Since his time at Valaam, having preserved his love of the desert life, he never refused trips to serve in distant parishes, which young priests didn’t want to do because of the low pay. “I have to serve people!” he would say. People recall that he humbly endured the harshness of his archpastor, and Archbishop John (Shahovskoy) would say of him: “This is my only obedient priest!”
Things often happen with elders that are beyond human understanding. There’s a story of how Fr. Dimitry “healed” a large Douglas fir that was already almost felled. One day, a neighbor of the skete, who from time to time was allowed to cut down a tree for his own needs, was refused. The neighbor decided to do it secretly and started cutting down a lone tree by the side of the road with a chainsaw. Fr. Dimitry suddenly appeared and stopped him. Caught in the act, the neighbor embarrassingly loaded his equipment into a truck and drove off. But three weeks later he saw that the tree had completely “healed,” which, in his opinion (and he knew his business well), could not have happened, because he had already cut halfway through it. The tree would have fallen due to its weight and the extent of the cut. But “the three was healed on its own; there were no signs of the cut or that it had been chopped—no trace at all! It was impossible. A miracle! I think the priest healed the tree,” the neighbor said. And he wasn’t a religious man.
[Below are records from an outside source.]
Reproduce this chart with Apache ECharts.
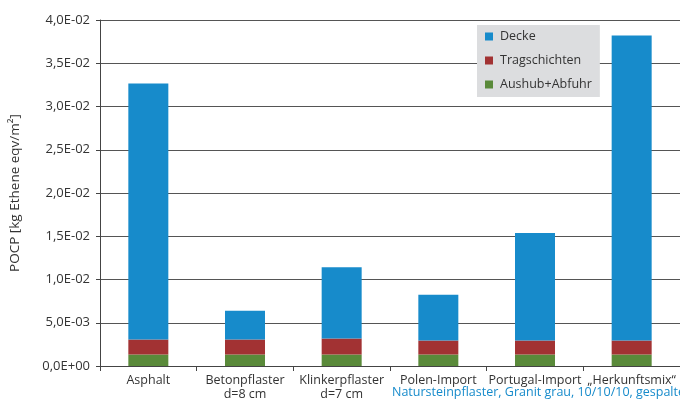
<!DOCTYPE html>
<html>
<head>
<meta charset="utf-8">
<script src="https://cdn.jsdelivr.net/npm/echarts@6/dist/echarts.min.js"></script>
<style>
html,body{margin:0;padding:0;background:#fff;}
#c{width:680px;height:401px;}
</style>
</head>
<body>
<div id="c"></div>
<script>
var categories = ["Asphalt", "Betonpflaster\nd=8 cm", "Klinkerpflaster\nd=7 cm", "Polen-Import", "Portugal-Import", "\u201EHerkunftsmix\u201C"];
var aushub = [0.00133, 0.00133, 0.00133, 0.00133, 0.00133, 0.00133];
var tragschichten = [0.00172, 0.00172, 0.00184, 0.00161, 0.00161, 0.00161];
var decke = [0.0296, 0.00335, 0.00826, 0.0053, 0.01245, 0.03527];
var seriesNames = ["Decke", "Tragschichten", "Aushub+Abfuhr"];
var colors = {"Decke": "#178BCB", "Tragschichten": "#A23233", "Aushub+Abfuhr": "#5A8A3A"};
var yAxisTitle = "POCP [kg Ethene eqv/m\u00B2]";
var subtitle = "Natursteinpflaster, Granit grau, 10/10/10, gespalten";

var FONT = "Open Sans";
function fmt(v) {
  if (v === 0) return "0,0E+00";
  var s = v.toExponential(1);
  var parts = s.split("e");
  var exp = parseInt(parts[1], 10);
  var sign = exp < 0 ? "-" : "+";
  var a = Math.abs(exp);
  return parts[0].replace(".", ",") + "E" + sign + (a < 10 ? "0" + a : a);
}

var chart = echarts.init(document.getElementById("c"), null, {renderer: "canvas"});
var barW = 40;
chart.setOption({
  animation: false,
  backgroundColor: "#ffffff",
  grid: {left: 97, top: 20, right: -2, bottom: 34.5, containLabel: false},
  legend: {
    data: seriesNames,
    orient: "vertical",
    left: 477, top: 25,
    width: 124,
    padding: [5, 8, 6, 8],
    backgroundColor: "#DCDDDF",
    itemWidth: 8, itemHeight: 8, itemGap: 11,
    icon: "rect",
    textStyle: {fontFamily: FONT, fontSize: 12.5, color: "#333", padding: [0, 0, 0, 2]}
  },
  xAxis: {
    type: "category",
    data: categories,
    axisLine: {lineStyle: {color: "#444", width: 1}},
    axisTick: {show: true, length: 5, alignWithLabel: false, lineStyle: {color: "#444"}},
    axisLabel: {fontFamily: FONT, fontSize: 12.5, color: "#333", margin: 7, lineHeight: 14, interval: 0}
  },
  yAxis: {
    type: "value",
    min: 0, max: 0.04, interval: 0.005,
    name: yAxisTitle,
    nameLocation: "middle",
    nameGap: 78,
    nameRotate: 90,
    nameTextStyle: {fontFamily: FONT, fontSize: 13.5, color: "#333"},
    axisLine: {show: true, lineStyle: {color: "#444", width: 1}},
    axisTick: {show: true, length: 4, lineStyle: {color: "#444"}},
    splitLine: {show: true, lineStyle: {color: "#555", width: 1}},
    axisLabel: {fontFamily: FONT, fontSize: 13, color: "#333", margin: 10, formatter: fmt}
  },
  graphic: [{
    type: "text",
    left: 392, top: 386,
    style: {text: subtitle, fill: "#178BCB", font: "12.5px '" + FONT + "'"}
  }],
  series: [
    {name: "Aushub+Abfuhr", type: "bar", stack: "s", data: aushub, barWidth: barW, itemStyle: {color: colors["Aushub+Abfuhr"]}},
    {name: "Tragschichten", type: "bar", stack: "s", data: tragschichten, barWidth: barW, itemStyle: {color: colors["Tragschichten"]}},
    {name: "Decke", type: "bar", stack: "s", data: decke, barWidth: barW, itemStyle: {color: colors["Decke"]}}
  ]
});
</script>
</body>
</html>
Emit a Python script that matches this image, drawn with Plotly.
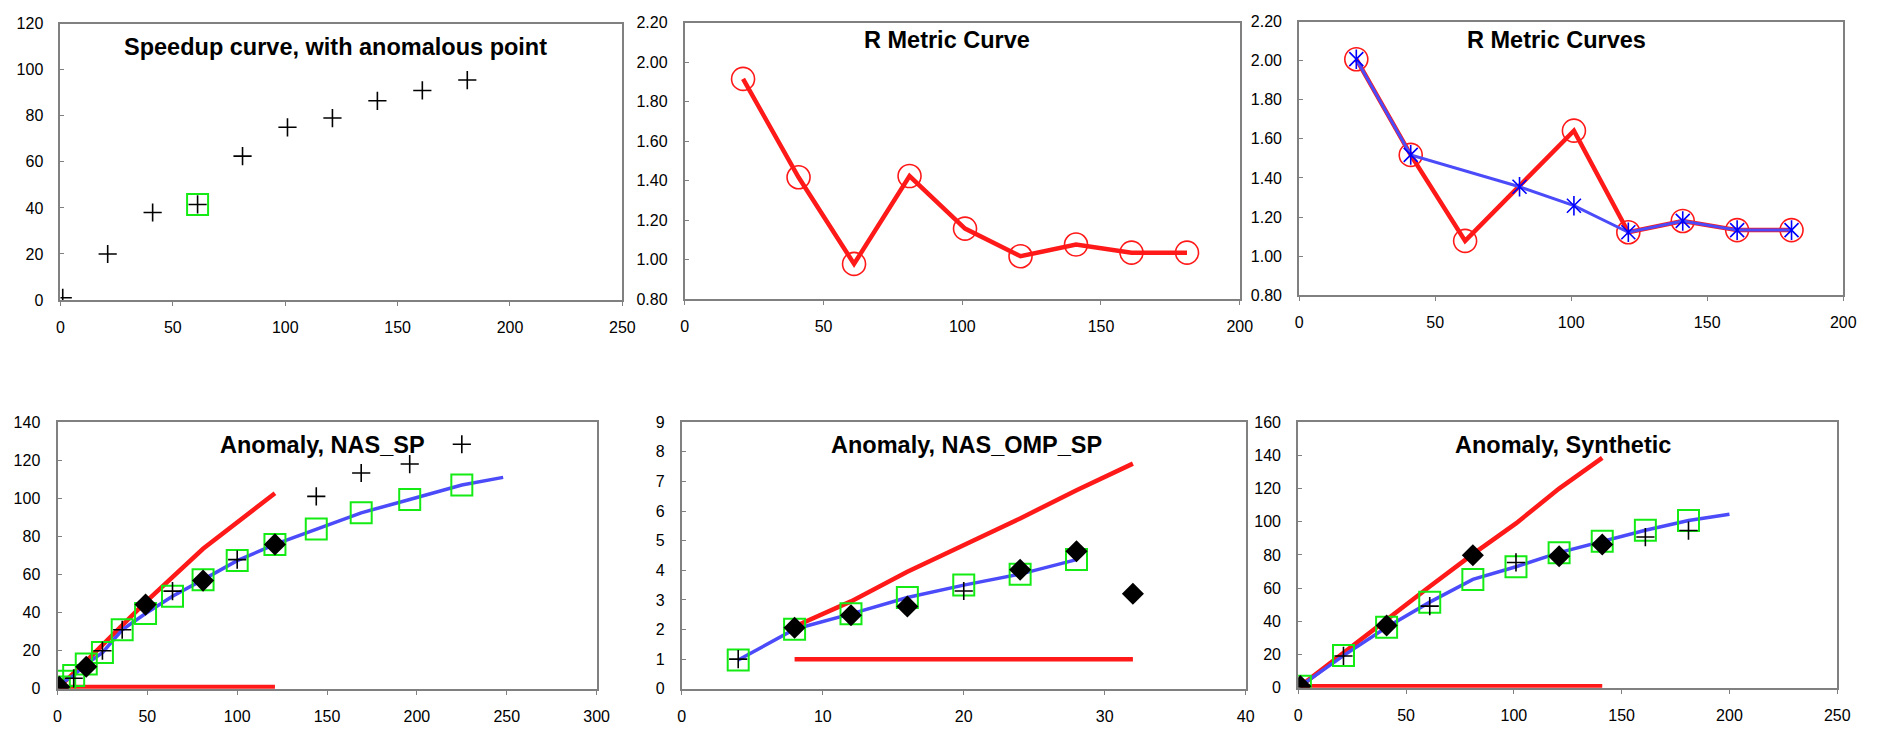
import plotly.graph_objects as go

W, H = 1881, 731

# ---------------- data ----------------
# Chart 1: speedup curve with anomalous point
sp_x = [1, 21, 41, 61, 81, 101, 121, 141, 161, 181]
sp_y = [1, 20, 38, 41.5, 62.5, 75, 79, 86.5, 91, 95.5]
sp_anom_x = [61]
sp_anom_y = [41.5]

# Chart 2: R metric curve
r1_x = [21, 41, 61, 81, 101, 121, 141, 161, 181]
r1_y = [1.915, 1.417, 0.978, 1.423, 1.157, 1.017, 1.076, 1.035, 1.035]

# Chart 3: R metric curves
r2_red_x = [21, 41, 61, 101, 121, 141, 161, 181]
r2_red_y = [2.008, 1.518, 1.078, 1.642, 1.122, 1.18, 1.133, 1.133]
r2_blue_x = [21, 41, 81, 101, 121, 141, 161, 181]
r2_blue_y = [2.008, 1.518, 1.355, 1.258, 1.122, 1.18, 1.133, 1.133]

# Chart 4: Anomaly, NAS_SP
nas_plus_x = [9, 25, 36, 64, 100, 144, 169, 196, 225]
nas_plus_y = [5.5, 20, 31, 51.3, 67.8, 101, 113.3, 118, 128.4]
nas_dia_x = [1, 16, 49, 81, 121]
nas_dia_y = [1, 11.6, 44.2, 56.8, 75.8]
nas_sq_x = [1, 4, 9, 16, 25, 36, 49, 64, 81, 100, 121, 144, 169, 196, 225]
nas_sq_y = [1, 4, 7, 13, 19, 31, 39.5, 48.6, 57.3, 67.3, 75.8, 83.9, 92.4, 99.4, 107]
nas_fit_x = [1, 4, 9, 16, 25, 36, 49, 64, 81, 100, 121, 144, 169, 196, 225, 248]
nas_fit_y = [1, 4, 7, 13, 19, 31, 39.5, 48.6, 57.3, 67.3, 75.8, 83.9, 92.4, 99.4, 107, 111]
nas_ideal_x = [1, 16, 49, 81, 121]
nas_ideal_y = [1, 14.5, 45.5, 73.5, 102.7]
nas_base_x = [1, 121]
nas_base_y = [1, 1]

# Chart 5: Anomaly, NAS_OMP_SP
omp_plus_x = [4, 20]
omp_plus_y = [1.0, 3.3]
omp_dia_x = [8, 12, 16, 24, 28, 32]
omp_dia_y = [2.06, 2.48, 2.78, 4.02, 4.64, 3.21]
omp_sq_x = [4, 8, 12, 16, 20, 24, 28]
omp_sq_y = [0.97, 2.01, 2.53, 3.08, 3.5, 3.87, 4.36]
omp_ideal_x = [8, 12, 16, 20, 24, 28, 32]
omp_ideal_y = [2.1, 2.95, 3.95, 4.85, 5.75, 6.7, 7.6]
omp_base_x = [8, 32]
omp_base_y = [1, 1]

# Chart 6: Anomaly, Synthetic
syn_plus_x = [21, 61, 101, 161, 181]
syn_plus_y = [19.2, 49.2, 75.5, 90.8, 94.7]
syn_dia_x = [1, 41, 81, 121, 141]
syn_dia_y = [1, 37.5, 79.8, 79.2, 86.3]
syn_sq_x = [1, 21, 41, 61, 81, 101, 121, 141, 161, 181]
syn_sq_y = [1, 19.4, 36.5, 51.6, 65.3, 72.9, 81.4, 88.2, 94.9, 100.8]
syn_fit_x = [1, 21, 41, 61, 81, 101, 121, 141, 161, 181, 200]
syn_fit_y = [1, 19.4, 36.5, 51.6, 65.3, 72.9, 81.4, 88.2, 94.9, 100.8, 104.5]
syn_ideal_x = [1, 21, 41, 61, 81, 101, 121, 141]
syn_ideal_y = [1, 21, 41.5, 61, 80.5, 99, 120, 138.5]
syn_base_x = [1, 141]
syn_base_y = [1, 1]

titles = ["Speedup curve, with anomalous point", "R Metric Curve", "R Metric Curves",
          "Anomaly, NAS_SP", "Anomaly, NAS_OMP_SP", "Anomaly, Synthetic"]

# ---------------- layout geometry (pixels) ----------------
frames = [(57, 16, 624, 299), (687, 15, 1247, 298), (1307, 14, 1856, 294),
          (54, 424, 598, 697), (684, 424, 1253, 697), (1306, 424, 1850, 696)]
title_pos = [(335, 40), (952, 33), (1567, 33), (321, 447), (971, 447), (1573, 447)]
xr = [(0, 250, 50), (0, 200, 50), (0, 200, 50), (0, 300, 50), (0, 40, 10), (0, 250, 50)]
yr = [(0, 120, 20), (0.8, 2.2, 0.2), (0.8, 2.2, 0.2), (0, 140, 20), (0, 9, 1), (0, 160, 20)]

RED = "rgb(255,25,25)"
BLUE = "rgb(75,75,250)"
GREEN = "rgb(20,235,20)"
FONT = "Liberation Sans, Arial, Helvetica, sans-serif"

fig = go.Figure()


def ax(i):
    return ("x" if i == 0 else f"x{i+1}"), ("y" if i == 0 else f"y{i+1}")


def line(i, x, y, color, width):
    xa, ya = ax(i)
    fig.add_trace(go.Scatter(x=x, y=y, mode="lines", xaxis=xa, yaxis=ya,
                             line=dict(color=color, width=width), hoverinfo="skip"))


def marks(i, x, y, symbol, size, color, lw=1.5, fill=None):
    xa, ya = ax(i)
    mk = dict(symbol=symbol, size=size, color=fill if fill else color,
              line=dict(color=color, width=lw))
    fig.add_trace(go.Scatter(x=x, y=y, mode="markers", xaxis=xa, yaxis=ya,
                             marker=mk, hoverinfo="skip"))


PLUS = 13
SQ = 21
DIA = 17
CIRC = 23

# Chart 1
marks(0, sp_x, sp_y, "cross-thin", PLUS, "black", 1.6)
marks(0, sp_anom_x, sp_anom_y, "square-open", SQ, GREEN, 2)

# Chart 2
line(1, r1_x, r1_y, RED, 4.5)
marks(1, r1_x, r1_y, "circle-open", CIRC, RED, 1.6)

# Chart 3
line(2, r2_red_x, r2_red_y, RED, 4.5)
marks(2, r2_red_x, r2_red_y, "circle-open", CIRC, RED, 1.6)
line(2, r2_blue_x, r2_blue_y, BLUE, 3)
marks(2, r2_blue_x, r2_blue_y, "x-thin", 14, "blue", 1.6)
marks(2, r2_blue_x, r2_blue_y, "line-ns", 14, "blue", 1.6)

# Chart 4
line(3, nas_ideal_x, nas_ideal_y, RED, 4.5)
line(3, nas_base_x, nas_base_y, RED, 4.5)
line(3, nas_fit_x, nas_fit_y, BLUE, 3.5)
marks(3, nas_sq_x, nas_sq_y, "square-open", SQ, GREEN, 2)
marks(3, nas_plus_x, nas_plus_y, "cross-thin", PLUS, "black", 1.6)
marks(3, nas_dia_x, nas_dia_y, "diamond", DIA, "black", 0, fill="black")

# Chart 5
line(4, omp_ideal_x, omp_ideal_y, RED, 4.5)
line(4, omp_base_x, omp_base_y, RED, 4.5)
line(4, omp_sq_x, omp_sq_y, BLUE, 3.5)
marks(4, omp_sq_x, omp_sq_y, "square-open", SQ, GREEN, 2)
marks(4, omp_plus_x, omp_plus_y, "cross-thin", PLUS, "black", 1.6)
marks(4, omp_dia_x, omp_dia_y, "diamond", DIA, "black", 0, fill="black")

# Chart 6
line(5, syn_ideal_x, syn_ideal_y, RED, 4.5)
line(5, syn_base_x, syn_base_y, RED, 4.5)
line(5, syn_fit_x, syn_fit_y, BLUE, 3.5)
marks(5, syn_sq_x, syn_sq_y, "square-open", SQ, GREEN, 2)
marks(5, syn_plus_x, syn_plus_y, "cross-thin", PLUS, "black", 1.6)
marks(5, syn_dia_x, syn_dia_y, "diamond", DIA, "black", 0, fill="black")

layout = dict(width=W, height=H, margin=dict(l=0, r=0, t=0, b=0),
              paper_bgcolor="white", plot_bgcolor="white", showlegend=False,
              font=dict(family=FONT, size=16, color="black"))

annotations = []
for i in range(6):
    l, t, r, b = frames[i]
    xname = "xaxis" if i == 0 else f"xaxis{i+1}"
    yname = "yaxis" if i == 0 else f"yaxis{i+1}"
    x0, x1, dx = xr[i]
    y0, y1, dy = yr[i]
    layout[xname] = dict(domain=[l / W, r / W], range=[x0, x1], dtick=dx, tick0=x0,
                         anchor=ax(i)[1], showgrid=False, zeroline=False,
                         showline=True, mirror=True, linecolor="#808080", linewidth=2,
                         ticks="outside", ticklen=4, tickcolor="#808080",
                         ticklabelstandoff=8, tickfont=dict(size=16, family=FONT))
    yd = dict(domain=[1 - b / H, 1 - t / H], range=[y0, y1], dtick=dy, tick0=y0,
              anchor=ax(i)[0], showgrid=False, zeroline=False,
              showline=True, mirror=True, linecolor="#808080", linewidth=2,
              ticks="inside", ticklen=4, tickcolor="#808080",
              ticklabelstandoff=12, tickfont=dict(size=16, family=FONT))
    if i in (1, 2):
        yd["tickformat"] = ".2f"
    layout[yname] = yd
    tx, ty = title_pos[i]
    annotations.append(dict(text="<b>" + titles[i] + "</b>", xref="paper", yref="paper",
                            x=tx / W, y=1 - ty / H, xanchor="center", yanchor="middle",
                            showarrow=False, font=dict(size=23.5, family=FONT, color="black")))
layout["annotations"] = annotations
fig.update_layout(**layout)

fig.write_html("out.html")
Those who knew the Elder from his parish ministry believe that the way Fr. Dimitry avoided disputes and quarrels was “not a weakness,” as some thought, but a “strength.” He followed the hesychastic spiritual tradition, practicing silence and the Jesus Prayer. “Although he sincerely preferred a skete or a monastery to a parish, he obediently and humbly bore his cross, teaching others by his example.”1 According to one of his novices, the Elder behaved as though he were a stranger on earth and an “eternal pilgrim,” ever striving “for the Heavenly Jerusalem.” His favorite expression for the spiritual life and for achieving anything was: “Little by little, step by step.”
Archimandrite Dimitry managed to raise a whole galaxy of monks in the U.S. He is remembered as a spiritual father by such well-known American Church figures as Metropolitan Jonah (Paffhausen)2 and the popular preacher Abbot Tryphon (Parsons) of the All-Merciful Savior Monastery on Vashon Island, founded by Archimandrite Dimitry in 1986. Bishop Gerasim (Eliel) also talks about meeting him in 1981.3 He recalls that he witnessed the “gift of tears” in the Elder’s Jesus Prayer. His name has been on the Orthodox Church in America’s list of candidates for canonization for many years now. However, investigative files on the future archimandrite could not be found in Russian archives. Grateful venerators of Archimandrite Dimitry have prepared an icon of him, being convinced of the Elder’s holiness because of the many testimonies of his clairvoyance and spiritual help. In Russia, this ascetic is practically unknown, though his memory has been preserved in Valaam. And in 1997, there was an article in the journal of the Moscow Patriarchate about the Russian skete in Santa Rose that talked about Archimandrite Dimitry.4
Some of the Elder’s spiritual children and novices dispersed to various jurisdictions after his repose, but they’re all united by love for this man, who testified with his life to the truth of Orthodox and the height of the monastic calling.
This article was prepared on the basis of a report at a conference dedicated to the centenary of the foundation of the Solovki gulag.